岡島氏ははじめに、「ドコモでは、携帯電話のネットワークは携帯電話がいつでもどこでも電話やメールなどを着信できるように、各基地局のエリア内にいる携帯電話を把握しており、このデータで通話相手がどの基地局のエリア内にいるのかを判断している。ユーザーが移動すると、どの基地局のエリア内にいるのかのデータが更新される。このデータを運用データと呼んでいる」と説明。この運用データを使って、基地局のエリアごとにどんなユーザーがいるのかを性別や年代の属性ごとにその数を把握することができ、モバイル空間統計は、「この数にNTTドコモの携帯電話の普及率を基に修正を行い、人口分布を推計した結果」(岡島氏)だという。

研究の概要を説明するNTTドコモ 先端技術研究所 ネットワークシステム 研究グループ 主幹研究員 岡島一郎氏

モバイル空間統計は、携帯電話システムを運用するためのデータを利用している

モバイル空間統計では、人口分布、人口構成、移動人口などが把握でき、人口分布からは人口の地理的な分布、人口構成からは性別・年齢別の人口、移動人口からはエリア間を移動する人口が分かる。「実際に23区内の人の動きなどに関するデモを行ったが、24時間を通して、通勤時間帯にどのように人々が移動しているのかを見ることができた」と岡島氏は説明する。

人口分布のデモ。朝5時だと、まだ都心に人が集中していない

9時をすぎて、通勤時間帯になると都心部に人口が集中してきているのが分かる

新宿と巣鴨の人口構成のデモ。20時ぐらいだと、新宿はピラミッド型、巣鴨は高い年齢の方までまんべんなくいる

新宿と巣鴨の5時ぐらいの人口構成。新宿は人がいなくなっている

携帯電話サービスの運用データを元データに利用しているため、カバレッジはFOMAのサービスエリアに、屋外の空間解像度はFOMA基地局の設置間隔に依存する。東京23区では500mほど、郊外では数km程度となる。時間解像度は、FOMA基地局がエリア内にある携帯電話を把握する頻度に依存するため約1時間ごとという特性を持っているという。

なお、元データは、携帯電話の番号、契約者情報が記録されており、プライバシーが含まれている。そこで、プライバシー保護のため、個人識別性の除去を行う非識別化処理を行い、個人を特定できない情報に変換し、その上で、ドコモの普及率を加味して人口を推計している。このような自主ルールの基準は今後、「モバイル空間統計ガイドライン」として公開し、寄せられた次第で、統計の実施基準を変更するとしている。

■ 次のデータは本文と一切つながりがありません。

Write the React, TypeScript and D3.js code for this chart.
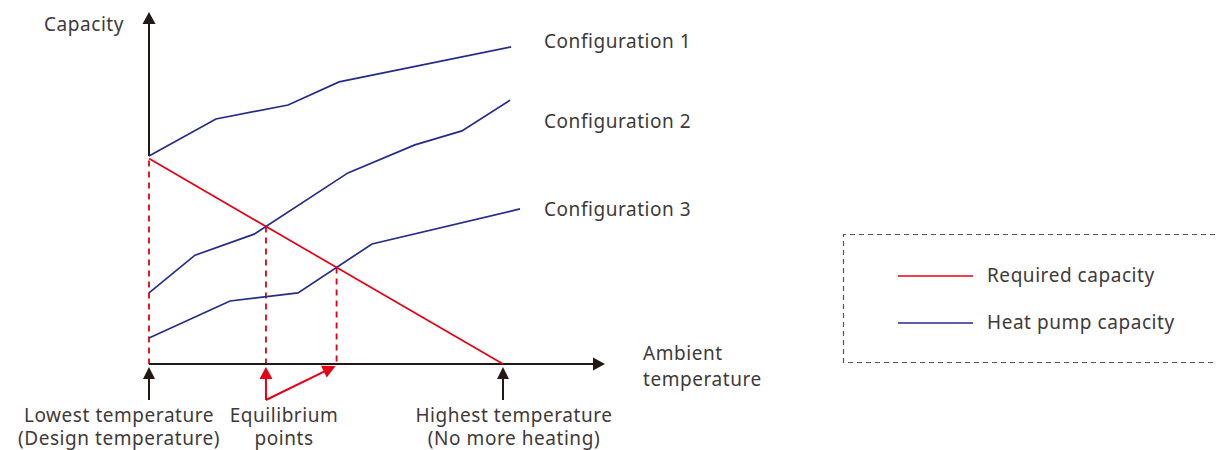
import React from "react";
import * as d3 from "d3";

// ---- Data (abstract units: temperature 0..100 = lowest..highest, capacity 0..100) ----
const config1X = [0, 18.9, 39.3, 53.7, 102.3];
const config1Y = [59.4, 70, 74, 80.6, 90.6];
const config2X = [0, 13, 29.7, 56.2, 75.1, 88.4, 102];
const config2Y = [20.3, 31.1, 37.1, 54.6, 62.6, 66.6, 75.4];
const config3X = [0, 22.9, 42.1, 63, 104.8];
const config3Y = [7.4, 18, 20.3, 34.3, 44.3];
const requiredX = [0, 100];
const requiredY = [58.7, 0];
const configLabels = ["Configuration 1", "Configuration 2", "Configuration 3"];
const legendLabels = ["Required capacity", "Heat pump capacity"];

const W = 1217;
const H = 450;
const RED = "#e60012";
const BLUE = "#232c8c";
const AXIS = "#231815";
const TEXT = "#3e3a39";
const FONT = "'Noto Sans', 'Open Sans', sans-serif";
const FS = 19;
const LS = 0.55;

const x = d3.scaleLinear().domain([0, 100]).range([149, 503]);
const y = d3.scaleLinear().domain([0, 100]).range([364, 14]);

type P = [number, number];
const zip = (xs: number[], ys: number[]): P[] => xs.map((v, i) => [v, ys[i]]);

function intersect(a: P[], b: P[]): P | null {
  for (let i = 0; i < a.length - 1; i++) {
    for (let j = 0; j < b.length - 1; j++) {
      const [x1, y1] = a[i], [x2, y2] = a[i + 1], [x3, y3] = b[j], [x4, y4] = b[j + 1];
      const den = (x1 - x2) * (y3 - y4) - (y1 - y2) * (x3 - x4);
      if (Math.abs(den) < 1e-9) continue;
      const t = ((x1 - x3) * (y3 - y4) - (y1 - y3) * (x3 - x4)) / den;
      const u = -((x1 - x2) * (y1 - y3) - (y1 - y2) * (x1 - x3)) / den;
      if (t > 0.001 && t <= 1 && u >= 0 && u <= 1) return [x1 + t * (x2 - x1), y1 + t * (y2 - y1)];
    }
  }
  return null;
}

function arrowHead(tipX: number, tipY: number, fromX: number, fromY: number, len = 12, half = 6.5) {
  const dx = tipX - fromX, dy = tipY - fromY;
  const L = Math.hypot(dx, dy);
  const ux = dx / L, uy = dy / L;
  const bx = tipX - ux * len, by = tipY - uy * len;
  const px = -uy, py = ux;
  return `${tipX},${tipY} ${bx + px * half},${by + py * half} ${bx - px * half},${by - py * half}`;
}

export default function App() {
  const line = d3.line<P>().x((d) => x(d[0])).y((d) => y(d[1]));
  const configs = [zip(config1X, config1Y), zip(config2X, config2Y), zip(config3X, config3Y)];
  const required = zip(requiredX, requiredY);
  const eqPts = configs.map((c) => intersect(required, c)).filter((p): p is P => p !== null);

  const axisY = y(0);
  const x0 = x(0);
  const xEnd = 605;
  const yTop = 12;
  const arrowBottom = 400;

  const labelBaselines = [48, 128, 216];

  const eq1 = eqPts[0];
  const eq2 = eqPts[1];

  return (
    <svg width={W} height={H} style={{ position: "absolute", left: 0, top: 0, background: "#fff" }}
      fontFamily={FONT}>
      {/* dashed verticals */}
      <line x1={x0} x2={x0} y1={y(requiredY[0]) + 2} y2={axisY} stroke={RED} strokeWidth={1.8} strokeDasharray="6,5" />
      {eqPts.map((p, i) => (
        <line key={i} x1={x(p[0])} x2={x(p[0])} y1={y(p[1])} y2={axisY} stroke={RED} strokeWidth={1.8} strokeDasharray="6,5" />
      ))}

      {/* axes */}
      <line x1={x0} x2={x0} y1={yTop + 10} y2={y(config1Y[0])} stroke={AXIS} strokeWidth={2} />
      <polygon points={arrowHead(x0, yTop, x0, yTop + 20, 12, 6.5)} fill={AXIS} />
      <line x1={x0} x2={xEnd - 10} y1={axisY} y2={axisY} stroke={AXIS} strokeWidth={2} />
      <polygon points={arrowHead(xEnd, axisY, xEnd - 20, axisY, 12, 6.5)} fill={AXIS} />

      {/* series */}
      {configs.map((c, i) => (
        <path key={i} d={line(c) || ""} fill="none" stroke={BLUE} strokeWidth={1.7} />
      ))}
      <path d={line(required) || ""} fill="none" stroke={RED} strokeWidth={1.7} />

      {/* black arrows below axis */}
      {[0, 100].map((v) => (
        <g key={v}>
          <line x1={x(v)} x2={x(v)} y1={arrowBottom} y2={axisY + 12} stroke={AXIS} strokeWidth={2} />
          <polygon points={arrowHead(x(v), axisY + 3, x(v), arrowBottom, 12, 6)} fill={AXIS} />
        </g>
      ))}

      {/* red equilibrium arrows */}
      {eq1 && eq2 && (
        <g>
          <line x1={x(eq1[0])} x2={x(eq1[0])} y1={arrowBottom} y2={axisY + 12} stroke={RED} strokeWidth={2} />
          <polygon points={arrowHead(x(eq1[0]), axisY + 3, x(eq1[0]), arrowBottom, 12, 6.5)} fill={RED} />
          {(() => {
            const sx = x(eq1[0]), sy = arrowBottom, tx = x(eq2[0]) - 1, ty = axisY + 2;
            const L = Math.hypot(tx - sx, ty - sy);
            const ex = tx - ((tx - sx) / L) * 10, ey = ty - ((ty - sy) / L) * 10;
            return (
              <g>
                <line x1={sx} y1={sy} x2={ex} y2={ey} stroke={RED} strokeWidth={2} />
                <polygon points={arrowHead(tx, ty, sx, sy, 13, 6.5)} fill={RED} />
              </g>
            );
          })()}
        </g>
      )}

      {/* texts */}
      <g fill={TEXT} fontSize={FS} letterSpacing={LS}>
        <text x={44} y={31}>Capacity</text>
        {configLabels.map((t, i) => (
          <text key={t} x={544} y={labelBaselines[i]}>{t}</text>
        ))}
        <text x={643} y={360}>Ambient</text>
        <text x={643} y={386}>temperature</text>
        <text x={119} y={422} textAnchor="middle">Lowest temperature</text>
        <text x={119} y={445} textAnchor="middle">(Design temperature)</text>
        <text x={284} y={422} textAnchor="middle">Equilibrium</text>
        <text x={284} y={445} textAnchor="middle">points</text>
        <text x={514} y={422} textAnchor="middle">Highest temperature</text>
        <text x={514} y={445} textAnchor="middle">(No more heating)</text>
      </g>

      {/* legend */}
      <g>
        <path d={`M1215,234.5 H843.5 V362.5 H1215`} fill="none" stroke="#555" strokeWidth={1.2} strokeDasharray="5,4" />
        <line x1={898} x2={973} y1={276} y2={276} stroke={RED} strokeWidth={1.7} />
        <line x1={898} x2={973} y1={323} y2={323} stroke={BLUE} strokeWidth={1.7} />
        <g fill={TEXT} fontSize={FS} letterSpacing={LS}>
          <text x={987} y={282}>{legendLabels[0]}</text>
          <text x={987} y={329}>{legendLabels[1]}</text>
        </g>
      </g>
    </svg>
  );
}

FOMAの運用データを使っているため、モバイル空間統計の特性はFOMAネットワークの特性に依存している

モバイル空間統計の作成方法。個人を特定できないように集計している

モバイル空間統計で得た統計データは、公共分野、学術研究分野、産業分野への応用が期待されている。公共分野では、街づくりや防災計画などで客観性のある基礎データとしての活用が期待されているという。今回の東京大学との共同研究は、この公共分野の研究が行われる。

共同研究は3つのフェーズに分けて実施される。フェーズ1では、モバイル空間統計を活用して人口変動を推計し、柏市の季節・曜日・時間による属性別人口の変動を把握する。フェーズ2では、人口変動と都市空間(公共施設、公共交通機関、公園、住宅地といった実際の街の構成要素)の関係性を分析する。フェーズ3では、都市空間の有効利用計画の立案を行い、高齢者向け公共施設の設置、公園の改良、コミュニティバスの整備などを提案する。

統計は、公共分野、学術研究分野、産業分野に対して有用な情報基盤となることが期待されている

共同研究は、モバイル空間統計を活用した人口変動の推計、人口変動と都市空間の関係性の分析、都市空間の有効利用計画の立案の3つのフェーズを想定して実施される

主に、NTTドコモが「モバイル空間統計」のデータを提供、東京大学で検証、応用の研究を進める。研究段階のモバイル空間統計が、「実際に使えるかどうか」「どのように応用できるか」を検討していくとしている。